Fast radio bursts are bright pulses of radio emission mere milliseconds in duration, thought to originate from distant galaxies. The source of these emissions is still unclear, however. Theories range from highly magnetised neutron stars blasted by gas streams from a nearby supermassive black hole, to suggestions that the burst properties are consistent with signatures of technology developed by an advanced civilisation.
“This work is exciting not just because it helps us understand the dynamic behaviour of fast radio bursts in more detail, but also because of the promise it shows for using machine learning to detect signals missed by classical algorithms,” says Andrew Siemion, director of the Berkeley SETI Research Centre and principal investigator for Breakthrough Listen, the initiative to find signs of intelligent life in the universe.
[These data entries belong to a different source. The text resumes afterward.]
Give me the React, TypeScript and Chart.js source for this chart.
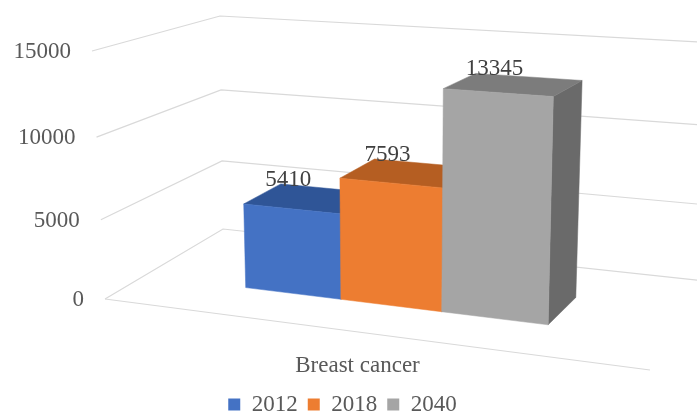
import { useEffect, useRef } from 'react';
import { Chart, registerables } from 'chart.js';

Chart.register(...registerables);

// ---- data ----
const categories = ['Breast cancer'];
const seriesNames = ['2012', '2018', '2040'];
const values2012 = [5410];
const values2018 = [7593];
const values2040 = [13345];
const yTickValues = [0, 5000, 10000, 15000];

// ---- style ----
const FRONT = ['#4472C4', '#ED7D31', '#A5A5A5'];
const TOP = ['#2F5597', '#B55E22', '#7C7C7C'];
const SIDE = ['#294B8A', '#9E5220', '#6A6A6A'];
const FONT = '"Liberation Serif", "Times New Roman", serif';
const Z_FRONT = 0.34;
const Z_BACK = 0.67;
const PERSP_X = 0.146;
const PERSP_V = 0.063;

type Pt = [number, number];
const lerp = (a: number, b: number, t: number) => a + (b - a) * t;
const lerp2 = (p: Pt, q: Pt, t: number): Pt => [lerp(p[0], q[0], t), lerp(p[1], q[1], t)];
const warpX = (X: number) => X + PERSP_X * X * (X - 1);
const warpV = (v: number) => v + PERSP_V * v * (v - 1);

function makeProjection(ca: { left: number; right: number; top: number; bottom: number }) {
  const L = ca.left, B = ca.bottom, T = ca.top;
  const W = ca.right - ca.left;
  const fbl: Pt = [L, B];
  const ftl: Pt = [L - 13, T];
  const fbr: Pt = [L + W, B + 71];
  const ftr: Pt = [L + W + 10, T + 40];
  const bbl: Pt = [L + 118, B - 70];
  const btl: Pt = [L + 115, T - 35];
  const bbr: Pt = [L + W + 73, B - 16];
  const btr: Pt = [L + W + 85, T - 7];
  return (Xr: number, vr: number, Z: number): Pt => {
    const X = warpX(Xr);
    const v = warpV(vr);
    const front = lerp2(lerp2(fbl, fbr, X), lerp2(ftl, ftr, X), v);
    const back = lerp2(lerp2(bbl, bbr, X), lerp2(btl, btr, X), v);
    return lerp2(front, back, Z);
  };
}

function poly(ctx: CanvasRenderingContext2D, pts: Pt[], fill: string) {
  ctx.beginPath();
  ctx.moveTo(pts[0][0], pts[0][1]);
  for (let i = 1; i < pts.length; i++) ctx.lineTo(pts[i][0], pts[i][1]);
  ctx.closePath();
  ctx.fillStyle = fill;
  ctx.fill();
  ctx.strokeStyle = fill;
  ctx.lineWidth = 0.5;
  ctx.stroke();
}

const fake3d = {
  id: 'fake3d',
  beforeDatasetsDraw(chart: any) {
    const ctx: CanvasRenderingContext2D = chart.ctx;
    const ca = chart.chartArea;
    const ys = chart.scales.y;
    const W = ca.right - ca.left;
    const H = ca.bottom - ca.top;
    const P = makeProjection(ca);
    const vOfPx = (py: number) => (ca.bottom - py) / H;
    const xOfPx = (px: number) => (px - ca.left) / W;

    ctx.save();
    // walls / gridlines
    ctx.strokeStyle = '#D9D9D9';
    ctx.lineWidth = 1.2;
    ys.ticks.forEach((t: any) => {
      const v = vOfPx(ys.getPixelForValue(t.value));
      const a = P(0, v, 0), b = P(0, v, 1), c = P(1, v, 1);
      ctx.beginPath();
      ctx.moveTo(a[0], a[1]);
      ctx.lineTo(b[0], b[1]);
      ctx.lineTo(c[0], c[1]);
      ctx.stroke();
    });
    const f0 = P(0, 0, 0), f1 = P(1, 0, 0);
    ctx.beginPath();
    ctx.moveTo(f0[0], f0[1]);
    ctx.lineTo(f1[0], f1[1]);
    ctx.stroke();

    // y tick labels
    ctx.font = `23px ${FONT}`;
    ctx.fillStyle = '#595959';
    ctx.textAlign = 'right';
    ctx.textBaseline = 'middle';
    ys.ticks.forEach((t: any) => {
      const v = vOfPx(ys.getPixelForValue(t.value));
      const a = P(0, v, 0);
      ctx.fillText(String(t.value), a[0] - 21, a[1] + 1);
    });

    // bars
    const labels: { x: number; y: number; text: string }[] = [];
    chart.data.datasets.forEach((ds: any, i: number) => {
      const meta = chart.getDatasetMeta(i);
      meta.data.forEach((bar: any, j: number) => {
        const { x, y, base, width } = bar.getProps(['x', 'y', 'base', 'width'], true);
        const X0 = xOfPx(x - width / 2), X1 = xOfPx(x + width / 2);
        const vb = vOfPx(base), vt = vOfPx(y);
        const side: Pt[] = [P(X1, vb, Z_FRONT), P(X1, vt, Z_FRONT), P(X1, vt, Z_BACK), P(X1, vb, Z_BACK)];
        const top: Pt[] = [P(X0, vt, Z_FRONT), P(X1, vt, Z_FRONT), P(X1, vt, Z_BACK), P(X0, vt, Z_BACK)];
        const front: Pt[] = [P(X0, vb, Z_FRONT), P(X1, vb, Z_FRONT), P(X1, vt, Z_FRONT), P(X0, vt, Z_FRONT)];
        poly(ctx, side, SIDE[i]);
        poly(ctx, top, TOP[i]);
        poly(ctx, front, FRONT[i]);
        const Xc = (X0 + X1) / 2;
        labels.push({
          x: P(Xc, vt, Z_FRONT)[0] - 3,
          y: P(Xc, vt, Z_BACK)[1] - 2,
          text: String(ds.data[j]),
        });
      });
    });

    ctx.font = `23px ${FONT}`;
    ctx.fillStyle = '#404040';
    ctx.textAlign = 'center';
    ctx.textBaseline = 'alphabetic';
    labels.forEach((l) => ctx.fillText(l.text, l.x, l.y));
    ctx.restore();
    return false;
  },
};

export default function App() {
  const ref = useRef<HTMLCanvasElement>(null);
  useEffect(() => {
    Chart.defaults.font.family = FONT;
    Chart.defaults.color = '#595959';
    const seriesValues = [values2012, values2018, values2040];
    const chart = new Chart(ref.current!, {
      type: 'bar',
      data: {
        labels: categories,
        datasets: seriesNames.map((name, i) => ({
          label: name,
          data: seriesValues[i],
          backgroundColor: FRONT[i],
          borderWidth: 0,
          yAxisID: 'y',
        })),
      },
      plugins: [fake3d],
      options: {
        responsive: false,
        maintainAspectRatio: false,
        animation: false,
        layout: { padding: { left: 0, right: 12, top: 51, bottom: 0 } },
        datasets: { bar: { categoryPercentage: 0.571, barPercentage: 1 } },
        plugins: {
          legend: {
            position: 'bottom',
            labels: { boxWidth: 12, boxHeight: 12, padding: 10, font: { size: 23 }, color: '#595959' },
          },
          tooltip: { enabled: false },
        },
        scales: {
          x: {
            display: true,
            grid: { display: false, drawTicks: false },
            border: { display: false },
            ticks: { padding: 53, labelOffset: -20, font: { size: 23 }, color: '#595959' },
            afterFit: (s: any) => { s.height = 84; },
          },
          y: {
            min: 0,
            max: 15000,
            grid: { display: false, drawTicks: false },
            border: { display: false },
            ticks: { display: false },
            afterBuildTicks: (s: any) => { s.ticks = yTickValues.map((v) => ({ value: v })); },
            afterFit: (s: any) => { s.width = 105; },
          },
          y2: {
            type: 'linear',
            position: 'right',
            display: true,
            grid: { display: false, drawTicks: false },
            border: { display: false },
            ticks: { display: false },
            afterFit: (s: any) => { s.width = 35; },
          },
        },
      } as any,
    });
    return () => chart.destroy();
  }, []);
  return (
    <div style={{ position: 'fixed', left: 0, top: 0, width: 697, height: 412, overflow: 'hidden', background: '#fff' }}>
      <canvas ref={ref} width={697} height={426} style={{ display: 'block' }} />
    </div>
  );
}
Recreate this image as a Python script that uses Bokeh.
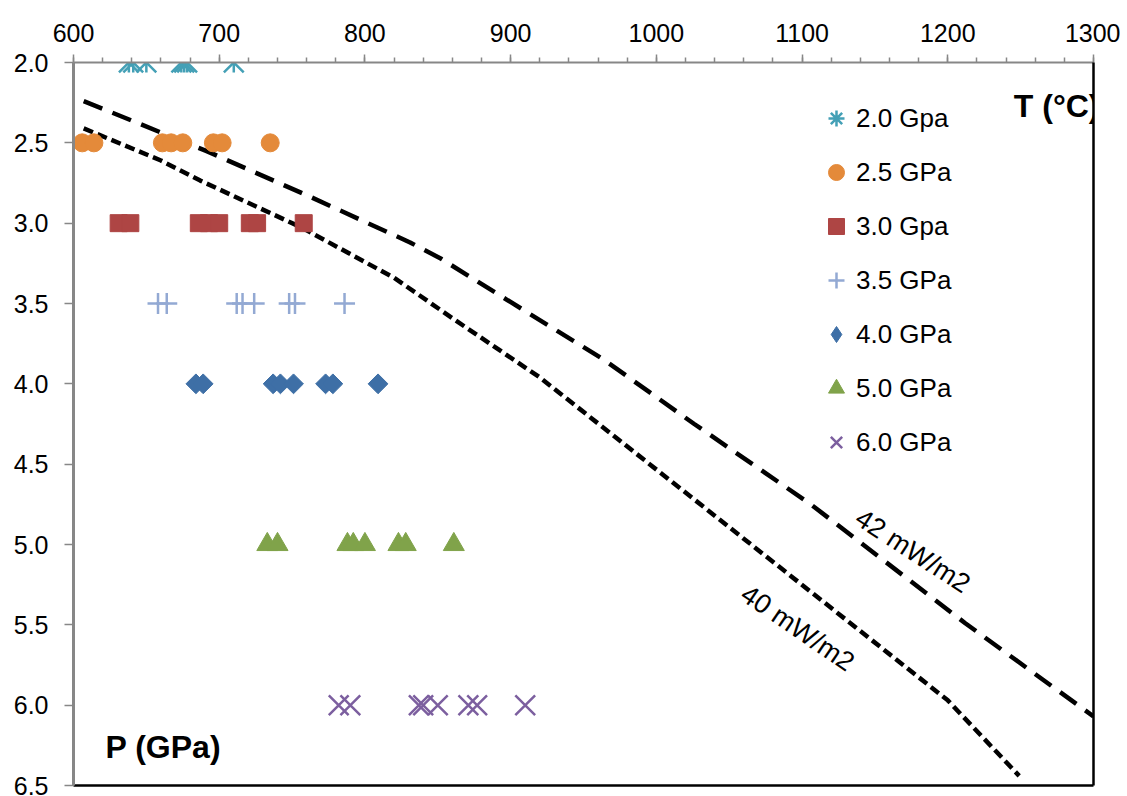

Breakthrough Listen is also applying the successful machine-learning algorithm to find new kinds of signals that could be coming from extraterrestrial civilisations.
While most fast radio bursts are one-offs, the source here, FRB 121102, is unique in emitting repeated bursts. This behaviour has drawn the attention of many astronomers hoping to pin down the cause and the extreme physics involved in fast radio bursts.
The AI algorithms dredged up the radio signals from data were recorded over a five-hour period on 26 August 2017, by the Green Bank Telescope in West Virginia, United States. An earlier analysis of the 400 terabytes of data employed standard computer algorithms to identify 21 bursts during that period. All were seen within one hour, suggesting that the source alternates between periods of quiescence and frenzied activity, says Berkeley SETI postdoctoral researcher Vishal Gajjar.
UC Berkeley Ph.D. student Gerry Zhang and collaborators subsequently developed a new, powerful machine-learning algorithm and reanalysed the 2017 data, finding an additional 72 bursts not detected originally. This brings the total number of detected bursts from FRB 121102 to around 300 since it was discovered in 2012.
“This work is only the beginning of using these powerful methods to find radio transients,” says Zhang. “We hope our success may inspire other serious endeavours in applying machine learning to radio astronomy.”
Zhang’s team used some of the same techniques that internet technology companies use to optimise search results and classify images. They trained an algorithm known as a convolutional neural network to recognise bursts found by the classical search method used by Gajjar and collaborators, and then set it loose on the dataset to find bursts that the classical approach missed.
The results have helped put new constraints on the periodicity of the pulses from FRB 121102, suggesting that the pulses are not received with a regular pattern, at least if the period of that pattern is longer than about 10 milliseconds. Just as the patterns of pulses from pulsars have helped astronomers constrain computer models of the extreme physical conditions in such objects, the new measurements of FRBs will help figure out what powers these enigmatic sources, Siemion says.
“Whether or not FRBs themselves eventually turn out to be signatures of extraterrestrial technology, Breakthrough Listen is helping to push the frontiers of a new and rapidly growing area of our understanding of the Universe around us,” he adds.